In town for his solo exhibition at Timothy Taylor Gallery, the sprightly veteran painter Alex Katz also took time to show The Art Newspaper some of his Frieze Masters highlights. Always partial to a good sport shoe, this time the perennially dapper Mr Katz was seen rocking the fair aisles in a pair of pristine white trainers customised with his name. These, he revealed, had been given to him for his 90th—yes, 90th—birthday last week by the dealer Thaddaeus Ropac. Katz’s three gallerists—Ropac, Gavin Brown and Timothy Taylor—all hosted the artist’s birthday party at New York’s Odeon Restaurant, where the unbelievably energetic nonagenarian was making merry well into the night. No doubt his choice of footwear helped.

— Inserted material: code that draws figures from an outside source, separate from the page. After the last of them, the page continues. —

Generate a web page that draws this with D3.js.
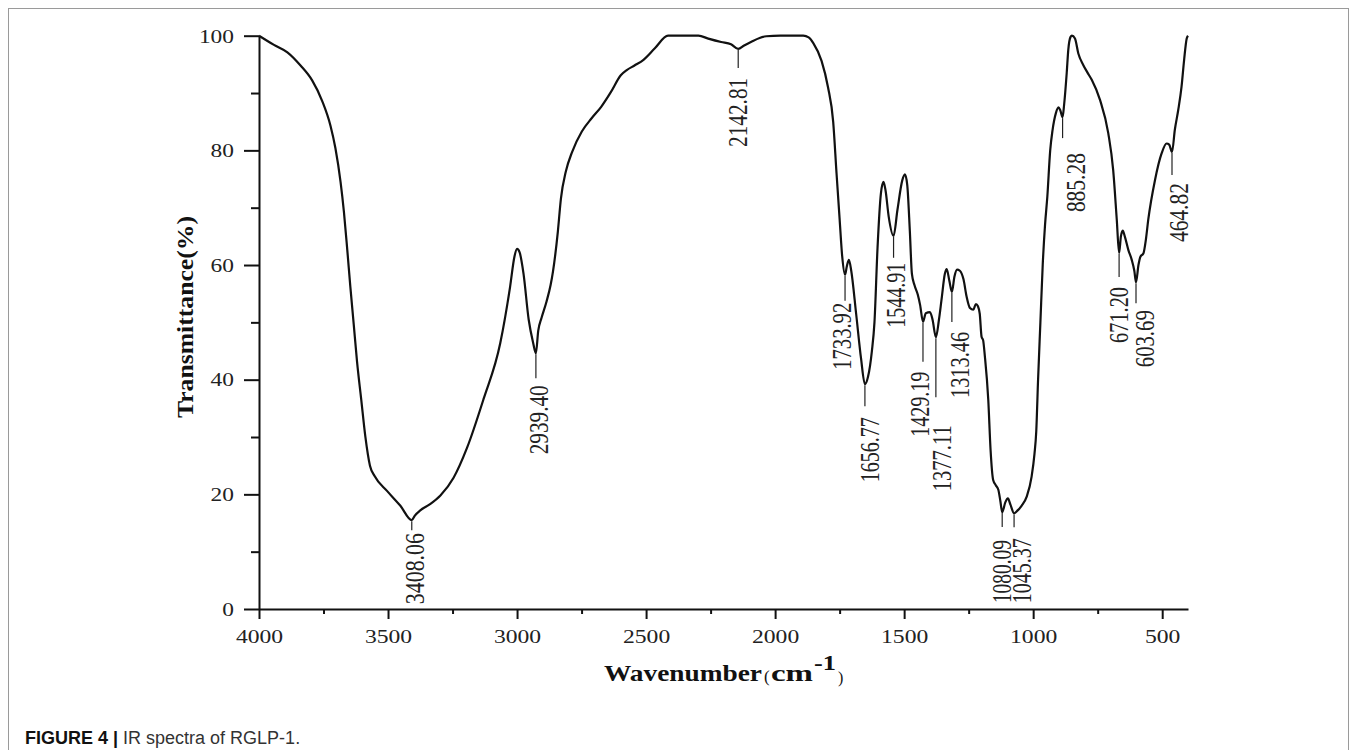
<!DOCTYPE html>
<html>
<head>
<meta charset="utf-8">
<script src="https://cdn.jsdelivr.net/npm/d3@7/dist/d3.min.js"></script>
<style>
  html, body { margin: 0; padding: 0; background: #ffffff; }
  svg { display: block; }
</style>
</head>
<body>
<svg id="chart" width="1357" height="750"></svg>
<script>
// ---------------- DATA ----------------
const wavenumbers = [
  4000, 3975, 3942, 3890, 3839, 3794, 3755, 3723, 3704, 3684, 3671, 3658, 3646, 3633, 3620, 3604, 3588, 3570, 3552, 3504,
  3452, 3408, 3396, 3375, 3340, 3297, 3246, 3194, 3130, 3065, 3027, 3010, 3000, 2990, 2975, 2955, 2938, 2927, 2918, 2905,
  2886, 2870, 2861, 2842, 2830, 2811, 2786, 2749, 2711, 2674, 2636, 2598, 2575, 2545, 2510, 2466, 2415, 2297, 2259, 2209,
  2171, 2143, 2120, 2090, 2060, 2034, 1980, 1891, 1870, 1852, 1820, 1795, 1775, 1762, 1750, 1740, 1729, 1722, 1714, 1705,
  1686, 1667, 1652, 1640, 1625, 1615, 1603, 1590, 1580, 1572, 1560, 1541, 1526, 1507, 1497, 1488, 1478, 1470, 1460, 1447,
  1438, 1427, 1416, 1400, 1390, 1377, 1365, 1355, 1342, 1335, 1325, 1315, 1305, 1295, 1284, 1270, 1258, 1245, 1232, 1222,
  1214, 1207, 1200, 1194, 1187, 1174, 1165, 1155, 1145, 1135, 1127, 1120, 1108, 1098, 1088, 1074, 1060, 1045, 1025, 1006,
  995, 988, 981, 972, 963, 954, 945, 934, 925, 912, 902, 895, 886, 880, 870, 864, 855, 850, 838, 825,
  806, 790, 773, 741, 709, 690, 676, 667, 660, 653, 645, 631, 618, 608, 601.5, 592, 584, 573, 563, 554,
  528, 502, 483, 473, 462, 451, 438, 425, 415, 405, 400
];
const transmittance = [
  100, 99.3, 98.4, 97.1, 94.8, 92.2, 88.6, 84.3, 80.4, 74.5, 69.3, 62.7, 56.2, 49.7, 43.1, 36.6, 30.1, 25.0, 23.2, 20.6,
  18.0, 15.5, 16.3, 17.2, 18.2, 19.8, 22.9, 28.1, 36.6, 46.4, 56.2, 61.5, 62.8, 62.2, 58.5, 50.5, 46.5, 44.6, 48.5, 50.8,
  53.6, 56.5, 58.8, 65.8, 71.6, 76.3, 79.8, 83.3, 85.6, 87.6, 90.2, 93.1, 94.0, 94.8, 95.8, 97.8, 100, 100, 99.5, 98.9,
  98.5, 97.7, 98.3, 99.0, 99.6, 99.9, 100, 100, 99.7, 98.7, 95.6, 91, 85, 76, 68, 61.5, 58.3, 59.8, 60.9, 59,
  51.5, 43.7, 39.2, 40.5, 45, 50, 63.1, 72.5, 74.5, 73, 68.5, 65.1, 69.6, 74.8, 75.8, 74, 66, 58.5, 56.5, 54.8,
  53, 50.1, 51.6, 51.8, 50.5, 47.4, 50.5, 54, 58.5, 59.3, 57.3, 55.3, 58.0, 59.2, 59, 57.5, 54.5, 52.5, 52.2, 53.2,
  52.8, 51.5, 47.5, 46.9, 44, 36.5, 27.7, 22.5, 21.6, 20.8, 18.8, 16.9, 18.6, 19.3, 18.2, 16.7, 17.2, 18.0, 19.6, 23.1,
  27, 31, 40, 50, 60, 67, 72, 80, 83.5, 86.5, 87.5, 87, 85.8, 88, 93.5, 97.5, 99.8, 100, 99.5, 96.9,
  94.9, 93.6, 92.3, 88.8, 83, 76.6, 67.9, 62.1, 65, 66, 65, 62.6, 60.9, 59, 57.0, 60, 61.5, 62, 64.5, 67.9,
  74.8, 79.5, 81.2, 81, 79.7, 83.6, 87, 91.1, 95.8, 99.5, 100
];

const xMajorTicks = [4000, 3500, 3000, 2500, 2000, 1500, 1000, 500];
const xMinorTicks = [3750, 3250, 2750, 2250, 1750, 1250, 750];
const yMajorTicks = [0, 20, 40, 60, 80, 100];
const yMinorTicks = [10, 30, 50, 70, 90];

const peakLabels = ["3408.06", "2939.40", "2142.81", "1733.92", "1656.77", "1544.91", "1429.19", "1377.11",
                    "1313.46", "1080.09", "1045.37", "885.28", "671.20", "603.69", "464.82"];
const peakWn = [3408, 2927, 2143, 1729, 1652, 1541, 1427, 1377, 1315, 1120, 1074, 886, 667, 601.5, 462];
const peakT  = [15.5, 44.6, 97.7, 58.3, 39.2, 65.1, 50.1, 47.4, 55.3, 16.9, 16.7, 85.8, 62.1, 57.0, 79.7];

const xTitle = "Wavenumber";
const yTitle = "Transmittance(%)";
const captionBold = "FIGURE 4 | ";
const captionText = "IR spectra of RGLP-1.";

// ---------------- LAYOUT (pixels) ----------------
// per label: leader line length, gap to text, text length, horizontal offset
const labelLine = [10, 25, 19, 26, 22, 22, 40, 60, 30, 15, 14, 21, 24, 21, 23];
const labelGap  = [3, 7, 10, 2, 11, 5, 10, 28, 10, 13, 11, 15, 10, 7, 8];
const labelLen  = [71, 69, 69, 67, 65, 65, 65, 66, 66, 63, 65, 59, 56, 57, 59];
const labelDx   = [3, 3, 0, -3, 5, 2, -3, 6, 8, 0, 8, 13, 0, 9, 7];

const svg = d3.select("#chart");

// frame
svg.append("rect")
  .attr("x", 8.5).attr("y", 8.5)
  .attr("width", 1340).attr("height", 760)
  .attr("fill", "none").attr("stroke", "#9a9a9a").attr("stroke-width", 1);

const x = d3.scaleLinear().domain([4000, 400]).range([259, 1188]);
const y = d3.scaleLinear().domain([0, 100]).range([609, 35.7]);

const serif = "'Liberation Serif', 'Times New Roman', serif";
const ink = "#111";

// X axis
const gx = svg.append("g").attr("transform", "translate(0,609)");
gx.call(d3.axisBottom(x).tickValues(xMajorTicks).tickSize(10).tickSizeOuter(0).tickFormat(d3.format("d")));
gx.select(".domain").attr("stroke", ink).attr("stroke-width", 2);
gx.selectAll(".tick line").attr("stroke", ink).attr("stroke-width", 2);
gx.selectAll(".tick text")
  .attr("y", 34).attr("dy", 0)
  .attr("fill", "#222")
  .style("font-family", serif).style("font-size", "19px")
  .attr("textLength", d => String(d).length * 11.8)
  .attr("lengthAdjust", "spacingAndGlyphs");

const gxm = svg.append("g").attr("transform", "translate(0,609)");
gxm.call(d3.axisBottom(x).tickValues(xMinorTicks).tickSize(5).tickSizeOuter(0).tickFormat(""));
gxm.select(".domain").remove();
gxm.selectAll(".tick line").attr("stroke", ink).attr("stroke-width", 2);

// Y axis
const gy = svg.append("g").attr("transform", "translate(259,0)");
gy.call(d3.axisLeft(y).tickValues(yMajorTicks).tickSize(15).tickSizeOuter(0).tickFormat(d3.format("d")));
gy.select(".domain").attr("stroke", ink).attr("stroke-width", 2);
gy.selectAll(".tick line").attr("stroke", ink).attr("stroke-width", 2);
gy.selectAll(".tick text")
  .attr("x", -25).attr("dy", "0.35em")
  .attr("fill", "#222")
  .style("font-family", serif).style("font-size", "18px")
  .attr("textLength", d => String(d).length * 11.7)
  .attr("lengthAdjust", "spacingAndGlyphs");

const gym = svg.append("g").attr("transform", "translate(259,0)");
gym.call(d3.axisLeft(y).tickValues(yMinorTicks).tickSize(8).tickSizeOuter(0).tickFormat(""));
gym.select(".domain").remove();
gym.selectAll(".tick line").attr("stroke", ink).attr("stroke-width", 2);

// spectrum
const pts = wavenumbers.map((w, i) => [w, transmittance[i]]);
const line = d3.line().x(d => x(d[0])).y(d => y(d[1])).curve(d3.curveMonotoneX);
svg.append("path")
  .datum(pts)
  .attr("d", line)
  .attr("fill", "none")
  .attr("stroke", ink)
  .attr("stroke-width", 2.2)
  .attr("stroke-linejoin", "round");

// peak labels
peakLabels.forEach((lab, i) => {
  const px = x(peakWn[i]);
  const py = y(peakT[i]);
  const y1 = py + labelLine[i];
  svg.append("line")
    .attr("x1", px).attr("x2", px)
    .attr("y1", py + 1).attr("y2", y1)
    .attr("stroke", "#222").attr("stroke-width", 1.2);
  const yBottom = y1 + labelGap[i] + labelLen[i];
  svg.append("text")
    .attr("transform", `translate(${px + labelDx[i]},${yBottom}) rotate(-90)`)
    .attr("text-anchor", "start")
    .attr("dominant-baseline", "central")
    .attr("fill", "#222")
    .style("font-family", serif).style("font-size", "27px")
    .attr("textLength", labelLen[i])
    .attr("lengthAdjust", "spacingAndGlyphs")
    .text(lab);
});

// Y title
svg.append("text")
  .attr("transform", "translate(185,317) rotate(-90)")
  .attr("text-anchor", "middle")
  .attr("dominant-baseline", "central")
  .attr("fill", ink)
  .style("font-family", serif).style("font-size", "24px").style("font-weight", "bold")
  .attr("textLength", 202).attr("lengthAdjust", "spacingAndGlyphs")
  .text(yTitle);

// X title
svg.append("text")
  .attr("x", 604).attr("y", 681)
  .attr("fill", ink)
  .style("font-family", serif).style("font-size", "24px").style("font-weight", "bold")
  .attr("textLength", 158).attr("lengthAdjust", "spacingAndGlyphs")
  .text(xTitle);
svg.append("text")
  .attr("x", 764).attr("y", 682)
  .attr("fill", ink)
  .style("font-family", serif).style("font-size", "17px")
  .text("(");
svg.append("text")
  .attr("x", 771).attr("y", 681)
  .attr("fill", ink)
  .style("font-family", serif).style("font-size", "24px").style("font-weight", "bold")
  .attr("textLength", 42).attr("lengthAdjust", "spacingAndGlyphs")
  .text("cm");
svg.append("text")
  .attr("x", 814).attr("y", 670)
  .attr("fill", ink)
  .style("font-family", serif).style("font-size", "20px").style("font-weight", "bold")
  .attr("textLength", 22).attr("lengthAdjust", "spacingAndGlyphs")
  .text("-1");
svg.append("text")
  .attr("x", 838).attr("y", 683)
  .attr("fill", ink)
  .style("font-family", serif).style("font-size", "16px")
  .text(")");

// caption
const cap = svg.append("text")
  .attr("x", 25).attr("y", 744)
  .style("font-family", "'Liberation Sans', Arial, sans-serif").style("font-size", "18px");
cap.append("tspan").attr("font-weight", "bold").attr("fill", "#111").text(captionBold);
cap.append("tspan").attr("fill", "#333").text(captionText);
</script>
</body>
</html>
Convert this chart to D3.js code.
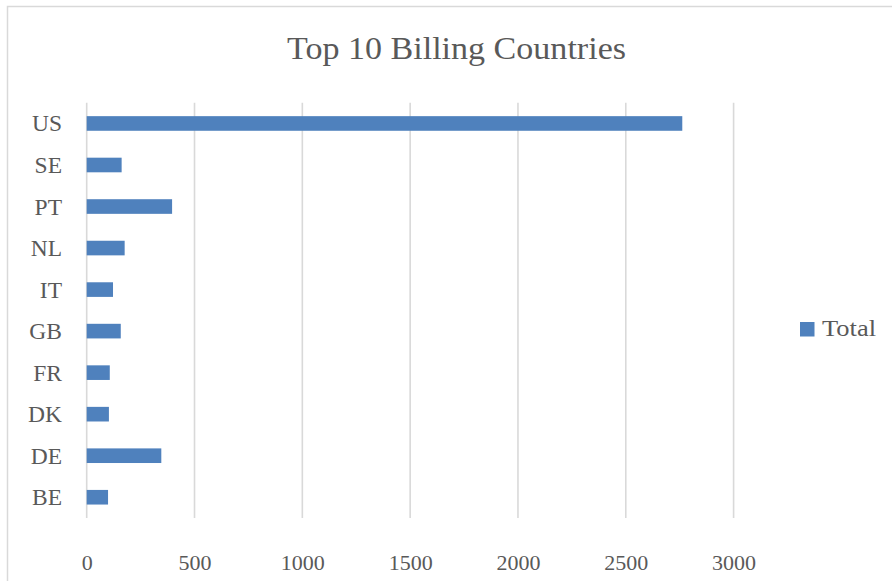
<!DOCTYPE html>
<html>
<head>
<meta charset="utf-8">
<script src="https://cdn.jsdelivr.net/npm/d3@7"></script>
<style>
  html, body { margin: 0; padding: 0; background: #ffffff; }
  svg { display: block; }
</style>
</head>
<body>
<svg id="chart" width="893" height="581"></svg>
<script>
// Billing totals per country (top 10)
const countries = ["US", "SE", "PT", "NL", "IT", "GB", "FR", "DK", "DE", "BE"];
const totals = [2762, 162, 396, 176, 122, 158, 107, 103, 346, 99];
const xTicks = [0, 500, 1000, 1500, 2000, 2500, 3000];
const seriesName = "Total";
const titleText = "Top 10 Billing Countries";

const data = countries.map((c, i) => ({ country: c, total: totals[i] }));

const W = 893, H = 581;
const plot = { left: 86.7, right: 733.6, top: 102.7, bottom: 518 };
const textColor = "#595959";
const gridColor = "#d9d9d9";
const barColor = "#4f81bd";
const font = "'Liberation Serif', 'Times New Roman', serif";

const svg = d3.select("#chart");

// chart-area frame (left and top edges)
svg.append("path")
  .attr("d", `M7.5,${H} L7.5,6.5 L${W - 1},6.5`)
  .attr("fill", "none")
  .attr("stroke", gridColor)
  .attr("stroke-width", 1.5);

const x = d3.scaleLinear().domain([0, 3000]).range([plot.left, plot.right]);
const y = d3.scaleBand().domain(countries).range([plot.top, plot.bottom]).paddingInner(0.648).paddingOuter(0.324);

// vertical gridlines
svg.append("g")
  .selectAll("line")
  .data(xTicks)
  .join("line")
  .attr("x1", d => x(d)).attr("x2", d => x(d))
  .attr("y1", plot.top).attr("y2", plot.bottom)
  .attr("stroke", gridColor)
  .attr("stroke-width", 1.6);

// bars
svg.append("g")
  .selectAll("rect")
  .data(data)
  .join("rect")
  .attr("x", x(0))
  .attr("y", d => y(d.country))
  .attr("width", d => x(d.total) - x(0))
  .attr("height", y.bandwidth())
  .attr("fill", barColor);

// x axis labels
const xAxis = d3.axisBottom(x).tickValues(xTicks).tickSize(0).tickPadding(0).tickFormat(d3.format("d"));
const gx = svg.append("g")
  .attr("transform", `translate(0, 554)`)
  .call(xAxis);
gx.select(".domain").remove();
gx.selectAll("text")
  .attr("dy", "0.71em")
  .attr("fill", textColor)
  .style("font-family", font)
  .style("font-size", "22px");

// y axis labels
const yAxis = d3.axisLeft(y).tickSize(0).tickPadding(0);
const gy = svg.append("g")
  .attr("transform", `translate(62, 0)`)
  .call(yAxis);
gy.select(".domain").remove();
gy.selectAll("text")
  .attr("dy", "0.34em")
  .attr("fill", textColor)
  .style("font-family", font)
  .style("font-size", "23.5px");

// title
svg.append("text")
  .attr("x", 456.5)
  .attr("y", 58.5)
  .attr("text-anchor", "middle")
  .attr("fill", textColor)
  .attr("textLength", 339)
  .attr("lengthAdjust", "spacingAndGlyphs")
  .style("font-family", font)
  .style("font-size", "31px")
  .text(titleText);

// legend
const legend = svg.append("g").attr("transform", "translate(800, 322)");
legend.append("rect")
  .attr("width", 14.5).attr("height", 14.5)
  .attr("fill", barColor);
legend.append("text")
  .attr("x", 22)
  .attr("y", 14)
  .attr("fill", textColor)
  .attr("textLength", 54)
  .attr("lengthAdjust", "spacingAndGlyphs")
  .style("font-family", font)
  .style("font-size", "23.5px")
  .text(seriesName);
</script>
</body>
</html>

Photographic history is in the making on Metro Pictures’ stand at Frieze London. In 1993, the artist Gary Simmons hung paintings at Harlem’s Rucker Park basketball courts and at the African Street Festival in Brooklyn. (One of the works, Phillie Blunt Land [1993], shows a selection of florid marijuana leaves.) Members of the public posed against the beautiful backdrops—and now fairgoers are doing the same thing at the New York gallery’s booth. Art-world luminaries such as the artist Isaac Julien and the dealer Kenny Schachter have been snapped looking resplendent against Simmons’s paintings. (A few correspondents for The Art Newspaper also got into the frame.)
Hauser & Wirth’s unconventional stand has been drawing the crowds with its tongue-in-cheek presentation of a run-down regional museum. Devoted to bronze objects both ancient and modern, the display was developed in close collaboration with the eminent classics professor Mary Beard. Its authentically institutional feel extends to a fully functioning gift shop offering branded merchandise in exchange for a suggested donation to the museums that have lent artefacts. Especially popular are the wonky reproduction Roman coins, which can be acquired for £4 apiece. On one side, they commemorate the gallery and the stand’s title—Bronze Age c.3500BC-2017—in suitably archaic script. On the other, they bear the noble profile of none other than Iwan, the reigning emperor of Hauser & Wirth, who, although sporting his familiar beard and spectacles, has been rendered with a specially enhanced Roman nose.
Visitors streaming into Frieze London may spot a series of quirky monochrome drawings by the Swiss artist Marc Bauer at the entrance. The Frieze Projects piece stems from a series of workshops with Peckham Platform, a south London-based charity. Bauer developed the drawings in collaboration with a group of teenagers from the area, giving his very individual take on how the low-key London neighbourhood is turning into a gentrified hotspot. Some of the works touch upon people and places dear to the heart of all Brits, such as Poundland. One piece lists the prices of famous TV properties, pointing out that Highclere Castle from Downton Abbey is worth £72m, while the Trotters’ flat in Only Fools and Horses apparently comes in at £330,000. Whenever you mention Peckham, people always talk about Del Boy, Bauer quips.
It’s only six months since he opened his London gallery, but Thaddaeus Ropac has already been welcomed into the bosom of the British art world. Earlier this week, he partnered with the National Gallery to host a gallery dinner after the Frieze Masters VIP event, Unexpected View, which offered an exclusive tour of the museum’s historical collections with five contemporary artists: Phyllida Barlow, Pablo Bronstein, Michael Craig-Martin, Mark Wallinger and Robert Longo. The dinner was the brainchild of Julia Peyton-Jones, the former Serpentine director who joined Ropac’s gallery as senior global director in June. For Peyton-Jones, it seemed an obvious union. “Thaddaeus has a long history of working with historical artists, and the National Gallery has been a bit under the radar in the contemporary world,” she says. With plans to make the gathering a regular Frieze-week fixture, this cross-sector marriage seems set to be a happy one.